- Stored rows:

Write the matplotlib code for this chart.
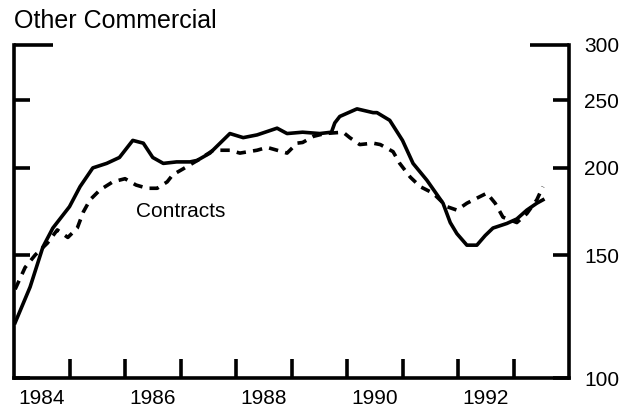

--

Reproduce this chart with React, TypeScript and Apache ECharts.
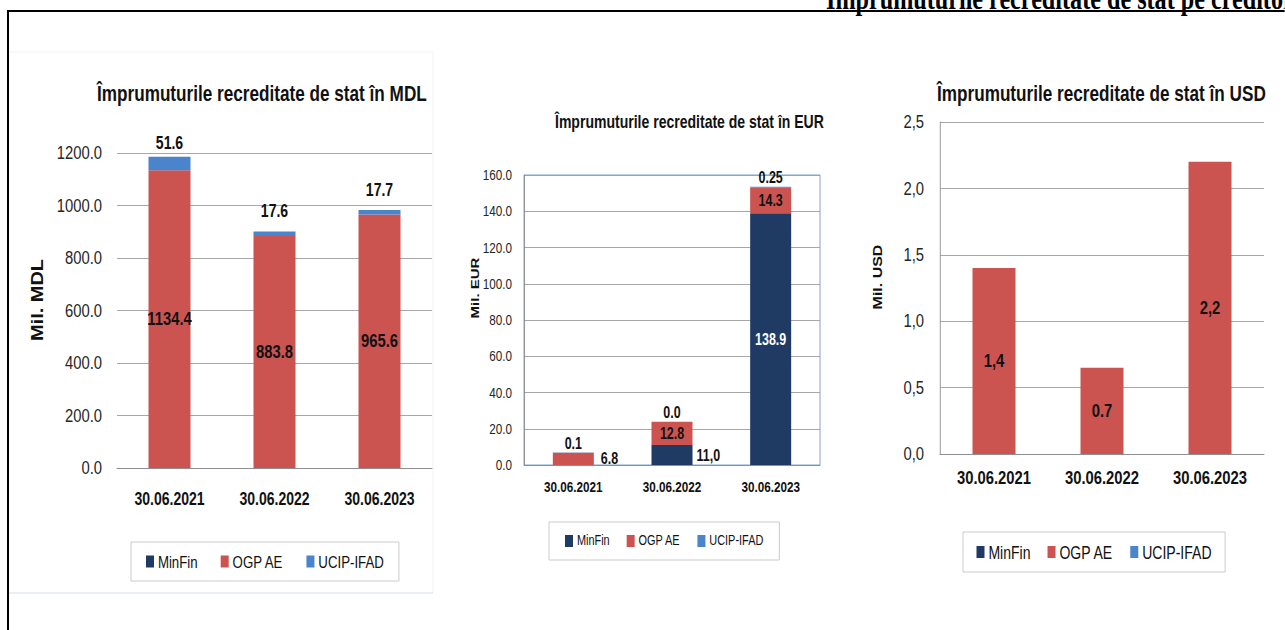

* * *

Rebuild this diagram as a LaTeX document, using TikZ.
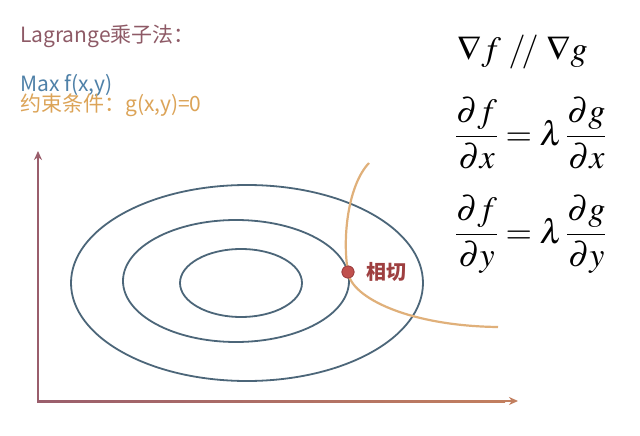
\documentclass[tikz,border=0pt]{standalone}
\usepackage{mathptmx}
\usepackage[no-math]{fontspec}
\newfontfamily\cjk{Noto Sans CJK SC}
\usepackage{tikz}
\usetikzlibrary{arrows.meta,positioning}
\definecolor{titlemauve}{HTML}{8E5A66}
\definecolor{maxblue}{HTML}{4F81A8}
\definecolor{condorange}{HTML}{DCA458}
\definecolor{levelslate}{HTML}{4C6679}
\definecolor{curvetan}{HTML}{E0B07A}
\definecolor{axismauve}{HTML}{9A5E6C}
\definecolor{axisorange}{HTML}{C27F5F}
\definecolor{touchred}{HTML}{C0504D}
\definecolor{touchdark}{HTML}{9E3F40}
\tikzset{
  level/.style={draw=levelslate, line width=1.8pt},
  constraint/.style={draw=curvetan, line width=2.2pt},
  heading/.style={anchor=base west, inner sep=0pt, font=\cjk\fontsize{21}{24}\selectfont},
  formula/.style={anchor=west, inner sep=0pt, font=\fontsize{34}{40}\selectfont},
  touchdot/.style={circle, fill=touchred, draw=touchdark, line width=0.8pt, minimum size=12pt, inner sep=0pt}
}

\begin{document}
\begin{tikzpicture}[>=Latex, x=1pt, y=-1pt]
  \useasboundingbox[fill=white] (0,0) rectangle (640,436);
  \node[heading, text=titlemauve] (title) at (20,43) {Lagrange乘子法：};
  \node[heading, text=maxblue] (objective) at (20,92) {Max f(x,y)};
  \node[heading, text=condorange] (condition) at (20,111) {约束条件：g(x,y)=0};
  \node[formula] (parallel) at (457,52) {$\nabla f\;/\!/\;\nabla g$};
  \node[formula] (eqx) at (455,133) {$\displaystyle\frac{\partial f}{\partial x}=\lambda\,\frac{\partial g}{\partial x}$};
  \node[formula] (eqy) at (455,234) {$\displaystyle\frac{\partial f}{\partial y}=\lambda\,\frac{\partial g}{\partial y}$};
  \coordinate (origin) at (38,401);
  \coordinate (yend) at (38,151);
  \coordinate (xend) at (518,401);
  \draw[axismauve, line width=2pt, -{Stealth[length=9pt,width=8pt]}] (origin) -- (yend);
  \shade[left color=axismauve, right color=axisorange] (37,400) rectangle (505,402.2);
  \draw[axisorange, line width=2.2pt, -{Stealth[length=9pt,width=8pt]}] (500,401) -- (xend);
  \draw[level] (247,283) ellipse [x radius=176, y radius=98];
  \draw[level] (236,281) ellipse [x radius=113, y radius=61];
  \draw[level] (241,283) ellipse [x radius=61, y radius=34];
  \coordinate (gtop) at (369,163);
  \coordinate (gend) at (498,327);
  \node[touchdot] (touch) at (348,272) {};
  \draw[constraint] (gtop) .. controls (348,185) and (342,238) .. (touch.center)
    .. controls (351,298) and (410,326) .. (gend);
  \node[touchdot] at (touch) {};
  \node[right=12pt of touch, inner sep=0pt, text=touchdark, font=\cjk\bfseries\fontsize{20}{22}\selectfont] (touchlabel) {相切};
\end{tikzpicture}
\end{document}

- Required task: Of all the lines in the listing above, how many contain the word "this"? Answer with the number alone.

- Task result: 3